First Lady of South Africa
- In role 9 May 2009 – 14 February 2018 Serving with Nompumelelo Ntuli Zuma and 4 other wives
- President: Jacob Zuma
- Preceded by: Mapula Motlanthe
- Succeeded by: Tshepo Motsepe

Personal details
- Born: Gertrude Sizakele Khumalo 2 March 1940 (age 86)
- Spouse: Jacob Zuma ​(m. 1973)​

= Gertrude Sizakele Khumalo =

First Lady of South Africa

Gertrude Sizakele Khumalo (born 2 March 1940), also known as Sizakele MaKhumalo Zuma, was the First Lady of South Africa, and is the first wife in a polygamous marriage with Jacob Zuma, the former President of South Africa.

==Biography==

Khumalo met Zuma in 1959 and the two started a relationship, but they were separated when Zuma was arrested in 1963 and sentenced to 10 years in prison. Zuma and Khumalo were married after he was released in 1973, and in 1975 Zuma went into exile leaving Khumalo behind. While in exile he started a relationship with another ANC exile Nkosazana Dlamini-Zuma and the two later got married, making Khumalo Zuma's first wife in a polygamous marriage according to Zulu tradition. The couple have no children.

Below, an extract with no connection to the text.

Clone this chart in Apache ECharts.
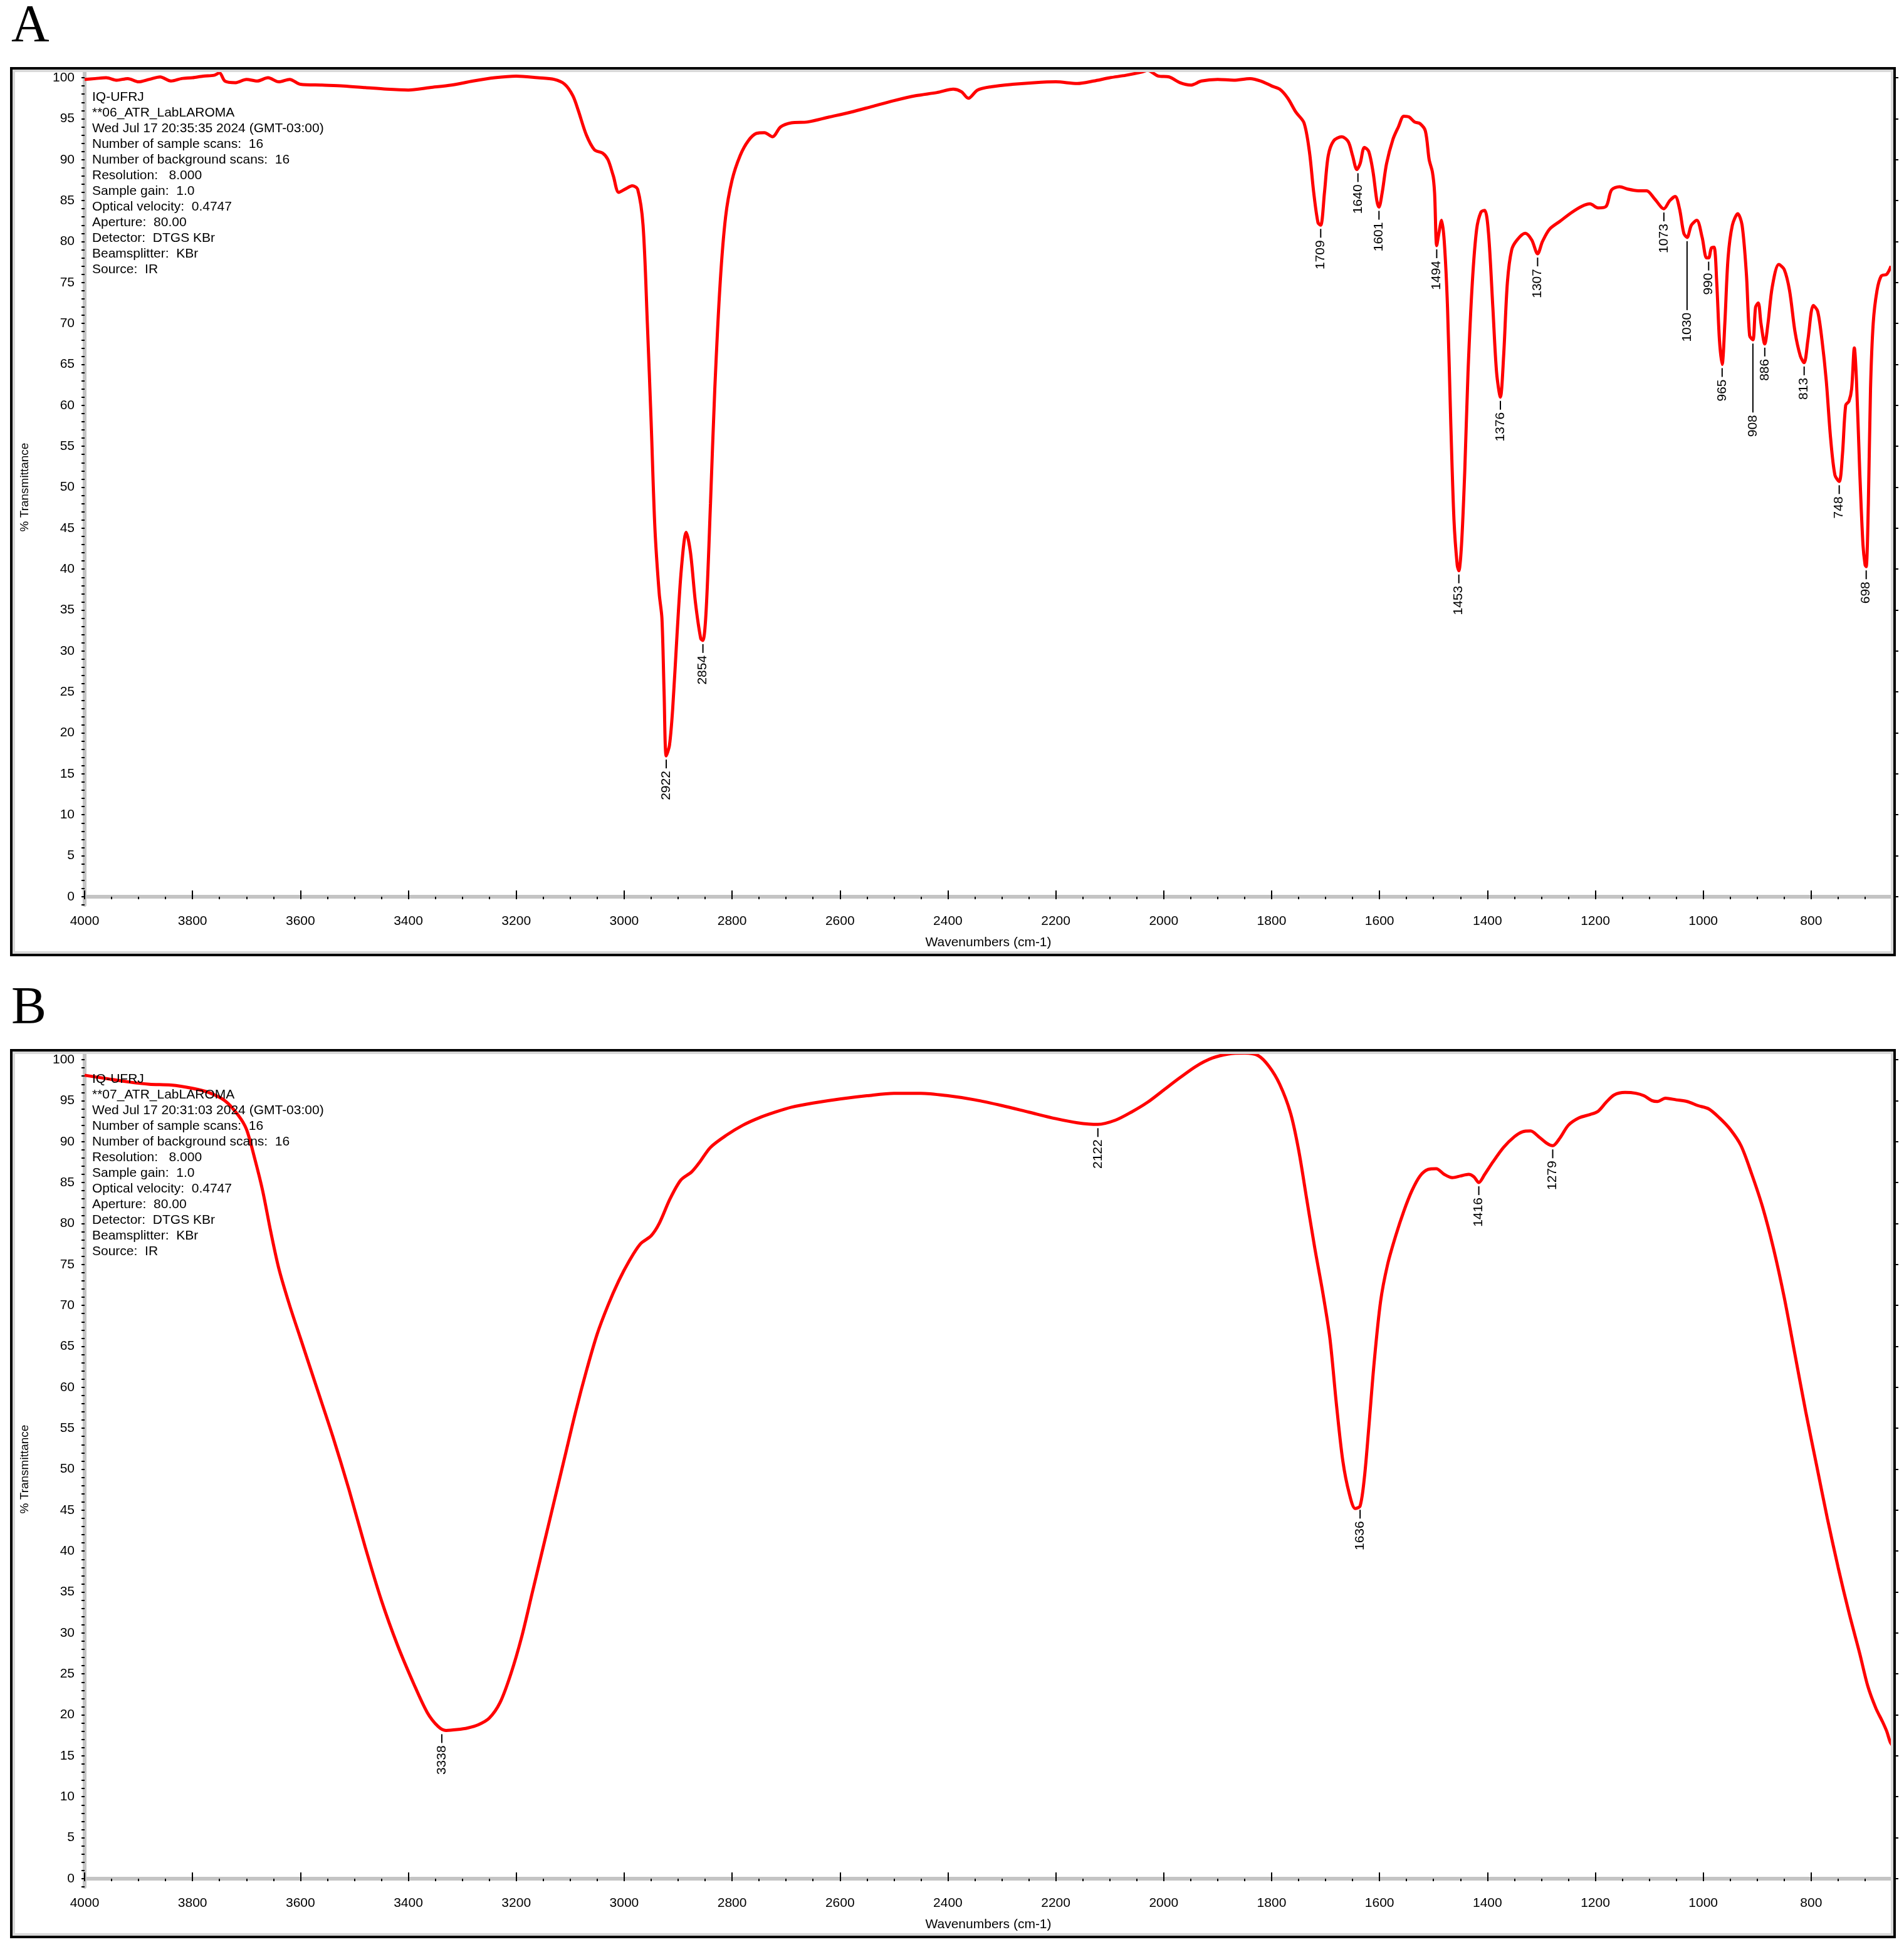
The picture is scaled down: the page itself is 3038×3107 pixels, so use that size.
<!DOCTYPE html>
<html>
<head>
<meta charset="utf-8">
<script src="https://cdn.jsdelivr.net/npm/echarts@6/dist/echarts.min.js"></script>
<style>
  html, body { margin: 0; padding: 0; background: #fff; }
  #chart { width: 3038px; height: 3107px; }
</style>
</head>
<body>
<div id="chart"></div>
<script>
// spectrum A: [wavenumber, %T]
const spectrumA = [
  [4000, 99.8], [3980, 99.9], [3960, 100], [3940, 99.7], [3920, 99.9], [3900, 99.5], [3880, 99.8],
  [3860, 100.1], [3840, 99.6], [3820, 99.9], [3800, 100], [3780, 100.2], [3760, 100.3], [3750, 100.6],
  [3740, 99.6], [3720, 99.4], [3700, 99.8], [3680, 99.6], [3660, 100], [3640, 99.5], [3620, 99.8],
  [3600, 99.2], [3560, 99.1], [3520, 99], [3480, 98.8], [3440, 98.6], [3400, 98.5], [3360, 98.8],
  [3320, 99.1], [3280, 99.6], [3240, 100], [3200, 100.2], [3160, 100], [3130, 99.8], [3110, 99.2],
  [3095, 97.8], [3085, 96], [3070, 93], [3055, 91.2], [3040, 90.8], [3030, 90], [3020, 88],
  [3010, 86], [2998, 86.4], [2985, 86.8], [2975, 86.4], [2965, 82], [2957, 70], [2950, 58],
  [2943, 45], [2935, 37], [2930, 34], [2926, 25], [2922, 17.2], [2916, 18.5], [2910, 23],
  [2902, 32], [2894, 40], [2885, 44.5], [2877, 42], [2868, 36], [2858, 31.5], [2854, 31.3],
  [2848, 35], [2840, 48], [2832, 62], [2822, 75], [2812, 83], [2800, 87.5], [2785, 90.5],
  [2770, 92.3], [2755, 93.2], [2740, 93.3], [2725, 92.8], [2710, 94], [2690, 94.5], [2660, 94.6],
  [2620, 95.2], [2580, 95.8], [2540, 96.5], [2500, 97.2], [2460, 97.8], [2420, 98.2], [2390, 98.6],
  [2375, 98.3], [2362, 97.5], [2345, 98.5], [2320, 98.9], [2280, 99.2], [2240, 99.4], [2200, 99.5],
  [2160, 99.3], [2130, 99.6], [2100, 100], [2070, 100.3], [2040, 100.7], [2030, 100.9], [2010, 100.2],
  [1990, 100.1], [1970, 99.4], [1950, 99.1], [1930, 99.6], [1900, 99.8], [1870, 99.7], [1840, 99.9],
  [1820, 99.6], [1800, 99], [1785, 98.6], [1770, 97.5], [1755, 95.8], [1740, 94.5], [1730, 91],
  [1722, 86], [1714, 82.3], [1709, 82], [1702, 86], [1695, 90.5], [1685, 92.3], [1670, 92.8],
  [1658, 92.2], [1650, 90.5], [1642, 88.8], [1636, 89.5], [1628, 91.5], [1620, 91], [1612, 88.5],
  [1605, 85], [1601, 84.2], [1595, 86], [1587, 89.5], [1575, 92.5], [1565, 94], [1555, 95.3],
  [1545, 95.2], [1535, 94.6], [1525, 94.4], [1515, 93.5], [1508, 90], [1502, 88.5], [1498, 86],
  [1494, 79.5], [1490, 81], [1485, 82.6], [1480, 80], [1474, 72], [1468, 58], [1462, 46],
  [1456, 40.5], [1453, 39.8], [1448, 43], [1442, 52], [1436, 64], [1428, 75], [1420, 81.5],
  [1412, 83.6], [1405, 83.8], [1398, 81], [1390, 72], [1383, 64], [1376, 61], [1370, 66],
  [1363, 75], [1355, 79], [1345, 80.2], [1330, 81], [1318, 80.2], [1307, 78.5], [1298, 80],
  [1285, 81.5], [1265, 82.5], [1245, 83.5], [1225, 84.3], [1210, 84.6], [1195, 84.1], [1180, 84.3],
  [1170, 86.3], [1155, 86.7], [1140, 86.4], [1120, 86.2], [1105, 86.2], [1090, 85.2], [1073, 84],
  [1062, 85], [1052, 85.5], [1044, 84], [1036, 81], [1030, 80.5], [1022, 82], [1012, 82.6],
  [1002, 80.5], [994, 78], [990, 78], [985, 79.2], [980, 79.3], [975, 75], [970, 68], [965, 65],
  [960, 70], [954, 78], [946, 82], [936, 83.4], [928, 82], [920, 76], [914, 68.5], [908, 68],
  [903, 72], [898, 72.5], [893, 70], [886, 67.5], [880, 70], [872, 74.5], [860, 77.2], [850, 76.6],
  [840, 74], [830, 69], [820, 66], [813, 65.2], [806, 68], [796, 72.2], [788, 71.5], [780, 68],
  [772, 63], [764, 56], [756, 51.5], [748, 50.7], [742, 54], [736, 60], [730, 60.5], [725, 62],
  [720, 67], [716, 63], [710, 52], [704, 43], [700, 40.5], [698, 40.3], [694, 48], [690, 62],
  [685, 70], [678, 74], [670, 75.8], [660, 76], [652, 77]
];
// spectrum B: [wavenumber, %T]
const spectrumB = [
  [4000, 98.1], [3960, 97.7], [3920, 97.3], [3880, 97], [3840, 96.9], [3800, 96.5], [3770, 96],
  [3740, 95], [3715, 93.2], [3700, 91.5], [3685, 88], [3670, 84], [3655, 79], [3640, 74.5],
  [3620, 70], [3600, 66], [3570, 60], [3540, 54], [3510, 47.5], [3480, 40.5], [3450, 34],
  [3420, 28.5], [3390, 23.8], [3365, 20.3], [3345, 18.6], [3330, 18.1], [3310, 18.2], [3290, 18.4],
  [3270, 18.8], [3250, 19.6], [3230, 21.5], [3210, 25], [3190, 29.5], [3170, 35], [3150, 40.5],
  [3130, 46], [3110, 51.5], [3090, 57], [3070, 62], [3050, 66.5], [3030, 70], [3010, 73],
  [2990, 75.5], [2970, 77.5], [2950, 78.5], [2935, 80], [2915, 83], [2895, 85.3], [2875, 86.3],
  [2860, 87.5], [2840, 89.3], [2810, 90.8], [2780, 92], [2750, 92.9], [2720, 93.6], [2690, 94.2],
  [2650, 94.7], [2600, 95.2], [2550, 95.6], [2500, 95.9], [2450, 95.9], [2400, 95.6], [2350, 95.1],
  [2300, 94.4], [2250, 93.6], [2200, 92.8], [2160, 92.3], [2122, 92.1], [2090, 92.6], [2060, 93.6],
  [2030, 94.8], [2000, 96.3], [1970, 97.8], [1940, 99.2], [1910, 100.2], [1880, 100.7],
  [1850, 100.8], [1825, 100.5], [1805, 99.2], [1785, 97], [1765, 93.5], [1750, 89], [1735, 83],
  [1720, 77], [1705, 71.5], [1692, 66], [1680, 58], [1668, 51], [1656, 47], [1645, 45.2],
  [1636, 45.5], [1628, 49], [1620, 55], [1610, 63], [1598, 70.5], [1585, 75], [1570, 78.5],
  [1555, 81.5], [1540, 84], [1525, 85.8], [1510, 86.6], [1495, 86.7], [1480, 86], [1465, 85.6],
  [1450, 85.8], [1435, 86], [1425, 85.7], [1416, 85], [1405, 86], [1390, 87.5], [1370, 89.3],
  [1350, 90.6], [1335, 91.2], [1320, 91.3], [1305, 90.6], [1290, 89.8], [1279, 89.5], [1265, 90.5],
  [1250, 92], [1230, 92.9], [1210, 93.3], [1195, 93.7], [1180, 94.8], [1165, 95.7], [1145, 96],
  [1125, 95.9], [1110, 95.6], [1095, 95], [1085, 94.9], [1070, 95.3], [1050, 95.1], [1030, 94.9],
  [1010, 94.4], [990, 94], [970, 92.9], [950, 91.5], [930, 89.5], [910, 86], [890, 82],
  [870, 77], [850, 71], [830, 64], [810, 57], [790, 50.5], [770, 44], [750, 38], [730, 32.5],
  [710, 27.5], [695, 23.5], [680, 20.8], [668, 19.2], [660, 18], [653, 16.6], [648, 16.2]
];
// peak labels: [wavenumber, %T, leader length in px]
const peaksA = [
  [2922, 17.2, 14], [2854, 31.3, 14], [1709, 82, 14], [1640, 88.8, 14], [1601, 84.2, 14],
  [1494, 79.5, 14], [1453, 39.8, 14], [1376, 61, 14], [1307, 78.5, 14], [1073, 84, 14],
  [1030, 80.5, 110], [990, 78, 14], [965, 65, 14], [908, 68, 110], [886, 67.5, 14],
  [813, 65.2, 14], [748, 50.7, 14], [698, 40.3, 14]
];
const peaksB = [
  [3338, 18.1, 14], [2122, 92.1, 14], [1636, 45.5, 14], [1416, 85, 14], [1279, 89.5, 14]
];
const infoA = [
  'IQ-UFRJ', '**06_ATR_LabLAROMA', 'Wed Jul 17 20:35:35 2024 (GMT-03:00)',
  'Number of sample scans:  16', 'Number of background scans:  16', 'Resolution:   8.000',
  'Sample gain:  1.0', 'Optical velocity:  0.4747', 'Aperture:  80.00', 'Detector:  DTGS KBr',
  'Beamsplitter:  KBr', 'Source:  IR'
];
const infoB = [
  'IQ-UFRJ', '**07_ATR_LabLAROMA', 'Wed Jul 17 20:31:03 2024 (GMT-03:00)',
  'Number of sample scans:  16', 'Number of background scans:  16', 'Resolution:   8.000',
  'Sample gain:  1.0', 'Optical velocity:  0.4747', 'Aperture:  80.00', 'Detector:  DTGS KBr',
  'Beamsplitter:  KBr', 'Source:  IR'
];
const xMajor = [800, 1000, 1200, 1400, 1600, 1800, 2000, 2200, 2400, 2600, 2800, 3000, 3200, 3400, 3600, 3800, 4000];
const yMajor = [0, 5, 10, 15, 20, 25, 30, 35, 40, 45, 50, 55, 60, 65, 70, 75, 80, 85, 90, 95, 100];

const FONT = 'Liberation Sans';
const PANEL_DY = 1567;
const GRID = { left: 135, width: 2884, top: 111, height: 1333 };

const chart = echarts.init(document.getElementById('chart'), null, { renderer: 'canvas' });

const grids = [];
const xAxes = [];
const yAxes = [];
const series = [];
const graphics = [];

function panel(i, data, peaks, info, letter) {
  const dy = i * PANEL_DY;
  grids.push({ left: GRID.left, width: GRID.width, top: GRID.top + dy, height: GRID.height, backgroundColor: '#fff', show: true, borderWidth: 0 });
  const xBase = { type: 'value', gridIndex: i, inverse: true, min: 650, max: 4000, splitLine: { show: false } };
  // minor ticks + labels
  xAxes.push(Object.assign({}, xBase, {
    interval: 50,
    axisLine: { lineStyle: { color: '#c4c4c4', width: 6 } },
    axisTick: { length: 4, lineStyle: { color: '#000', width: 2 } },
    axisLabel: {
      color: '#000', fontFamily: FONT, fontSize: 21, margin: 16,
      formatter: v => (v % 200 === 0 ? String(v) : '')
    },
    name: 'Wavenumbers (cm-1)', nameLocation: 'middle', nameGap: 50,
    nameTextStyle: { color: '#000', fontFamily: FONT, fontSize: 21 }
  }));
  // major ticks
  xAxes.push(Object.assign({}, xBase, {
    axisLine: { show: false },
    axisTick: { customValues: xMajor, length: 10, lineStyle: { color: '#000', width: 2 } },
    axisLabel: { show: false }
  }));
  const yBase = { type: 'value', gridIndex: i, min: -1, max: 101, splitLine: { show: false } };
  yAxes.push(Object.assign({}, yBase, {
    interval: 1,
    axisLine: { lineStyle: { color: '#c4c4c4', width: 6 } },
    axisTick: { length: 5, lineStyle: { color: '#000', width: 2 } },
    axisLabel: {
      color: '#000', fontFamily: FONT, fontSize: 21, margin: 16,
      formatter: v => (v >= 0 && v % 5 === 0 ? String(v) : '')
    },
    name: '% Transmittance', nameLocation: 'middle', nameGap: 86,
    nameTextStyle: { color: '#000', fontFamily: FONT, fontSize: 19 }
  }));
  yAxes.push(Object.assign({}, yBase, {
    axisLine: { show: false },
    axisTick: { customValues: yMajor, length: 10, lineStyle: { color: '#000', width: 2 } },
    axisLabel: { show: false }
  }));
  series.push({
    type: 'line', xAxisIndex: 2 * i, yAxisIndex: 2 * i, data: data,
    showSymbol: false, smooth: 0.3, lineStyle: { color: '#ff0000', width: 5 }, z: 3, silent: true
  });
  series.push({
    type: 'custom', xAxisIndex: 2 * i, yAxisIndex: 2 * i, data: peaks, z: 4, silent: true,
    renderItem: (params, api) => {
      const p = api.coord([api.value(0), api.value(1)]);
      const len = api.value(2);
      const y0 = p[1] + 6;
      return {
        type: 'group',
        children: [
          { type: 'line', shape: { x1: p[0], y1: y0, x2: p[0], y2: y0 + len }, style: { stroke: '#000', lineWidth: 2 } },
          {
            type: 'text', x: p[0], y: y0 + len + 4, rotation: Math.PI / 2,
            style: { text: String(api.value(0)), fill: '#000', font: '21px ' + FONT, align: 'right', verticalAlign: 'middle' }
          }
        ]
      };
    }
  });
  // frame
  graphics.push({ type: 'rect', shape: { x: 18, y: 109 + dy, width: 3005, height: 1415 }, style: { fill: 'none', stroke: '#000', lineWidth: 4 }, z: 10 });
  graphics.push({ type: 'rect', shape: { x: 22, y: 113 + dy, width: 2997, height: 1407 }, style: { fill: 'none', stroke: '#d8d8d8', lineWidth: 4 }, z: 9 });
  graphics.push({ type: 'text', x: 18, y: 2 + dy, style: { text: letter, fill: '#000', font: '84px "Liberation Serif"' }, z: 10 });
  graphics.push({
    type: 'text', x: 147, y: 143 + dy,
    style: { text: info.join('\n'), fill: '#000', font: '21px ' + FONT, lineHeight: 25 }, z: 5
  });
}

panel(0, spectrumA, peaksA, infoA, 'A');
panel(1, spectrumB, peaksB, infoB, 'B');

chart.setOption({
  backgroundColor: '#fff',
  animation: false,
  grid: grids,
  xAxis: xAxes,
  yAxis: yAxes,
  series: series,
  graphic: graphics
});
</script>
</body>
</html>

By close sources to the Zuma family it has been alleged that Khumalo has been set to "mother" three of Zuma's children which he had out of wedlock according to a Zulu culture and tradition. The children are named as Nombuso, Nonhlanhla and an unnamed 39 year old male.

==First Lady of South Africa==

Zuma became the 4th President of South Africa after the general election in 2009, and chose Khumalo to be his First Lady from 2009 to 2014, after which he chose one of his other wives, Nompumelelo Ntuli Zuma, to succeed her. She is the founder of the Sizakhele MaKhumalo Zuma Foundation.